It’s been a very long time since I’ve added anything to my blog.  Over the last year I’ve been putting a lot of my energy into looking after my mum, and making sure she got the specialist care she needed. This became my priority and I’m glad that I was able to commit to it. She died peacefully in March at the ripe old age of 95. I wanted to mark this point of transition, in my life as well as hers, so here is a small celebratory gallery showing something of her great style and presence.  She will remain present to me as I have the fruits of her many years of creativity around me.  She was a wonderful dressmaker, embroiderer and quilt-maker, and her love of textiles, as well as a treasure-trove of actual fabrics, have come down to the generations that follow her.

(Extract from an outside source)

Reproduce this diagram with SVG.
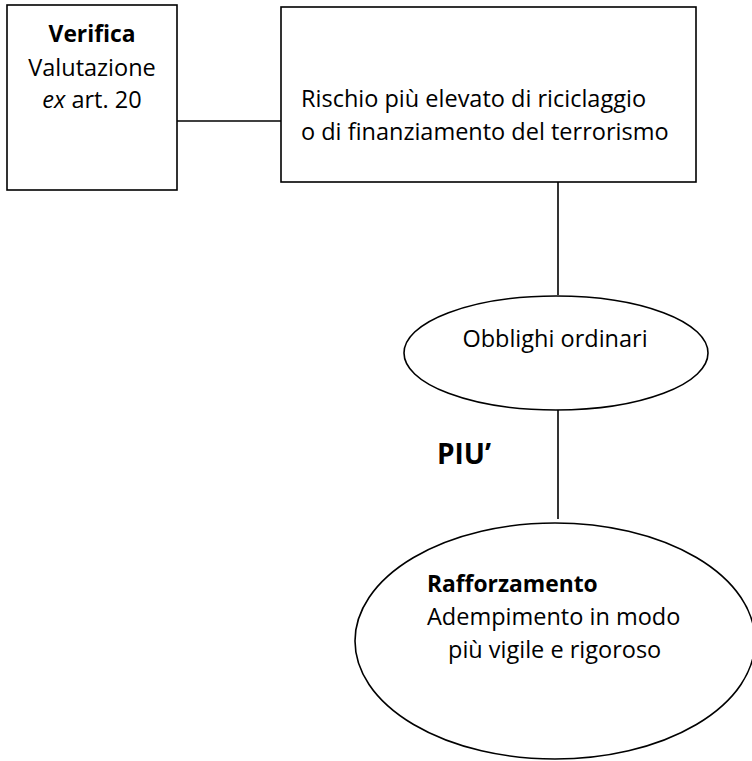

Audrey Gertrude King, nee Welch.  3 July 1917 – 3 March 2013


Sorting Through: Liz Lochhead

The moment she died, my mother’s dresses turned from the colours they really were

to the colours I imagine them to be.

I can feel the weight of bumptoed silver shoes

swinging from their anklestraps as she swaggers up

the path towards her dad, light-headed from airman’s kisses. Here, at what I’ll have to learn

to call my father’s house, yes every ragbag scrap of duster prints her even more vivid

than an Ilford snapshot on some seafront in a white cardigan and that exact frock – .

Old lipsticks. Liquid stockings.

Labels like Harella, Gor-ray and Berketex.

As I manhandle whole outfits into binbags for Oxfam

every mote in my eye is a utility mark

and this is useful;

the sadness of dispossessed dresses,

the decency of good coats roundshouldered in the darkness of wardrobes,

the gravitas of lapels,

the invisible danders of skin fizzing off from them

like all that life that will not neatly end.